The Land Rover Defender (initially introduced as the Land Rover 110 / One Ten, and in 1984 joined by the Land Rover 90 / Ninety, plus the new, extra-length Land Rover 127 in 1985) is a series of British off-road cars and pickup trucks. They consistently have four-wheel drive, and were developed in the 1980s from the original Land Rover series which was launched at the Amsterdam Motor Show in April 1948. Following the 1989 introduction of the Land Rover Discovery, the term ‘Land Rover’ became the name of a broader marque, and thus no longer worked as the name of a specific model; thus in 1990 Land Rover renamed the 90 and 110 as Defender 90 and Defender 110 respectively. The 127 became the Defender 130.
The vehicle, a British equivalent of the Second World War derived (Willys) Jeep, gained a worldwide reputation for ruggedness and versatility. Using a steel ladder chassis and an aluminium alloy bodywork, the Land Rover originally used detuned versions of Rover engines. The original Defender is still being produced in developing countries despite the arrival of the Land Rover Defender (L663).

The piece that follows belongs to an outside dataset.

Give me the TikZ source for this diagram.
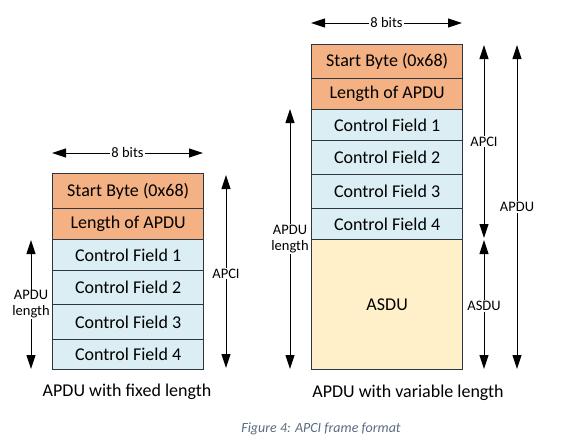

Though the Defender was not a new generation design, it incorporated significant changes, compared to the series Land Rovers, such as adopting coil springs front and rear, as opposed to all leaf springs on the previous; except for retaining rear leaf springs on high capacity (payload) models. Coil springs offered both better ride quality and improved axle articulation. Adding a lockable centre differential to the transfer case gave the Defender permanent (on-road) four-wheel-drive capability. Both changes were derived from the Range Rover, and the interiors were also modernised.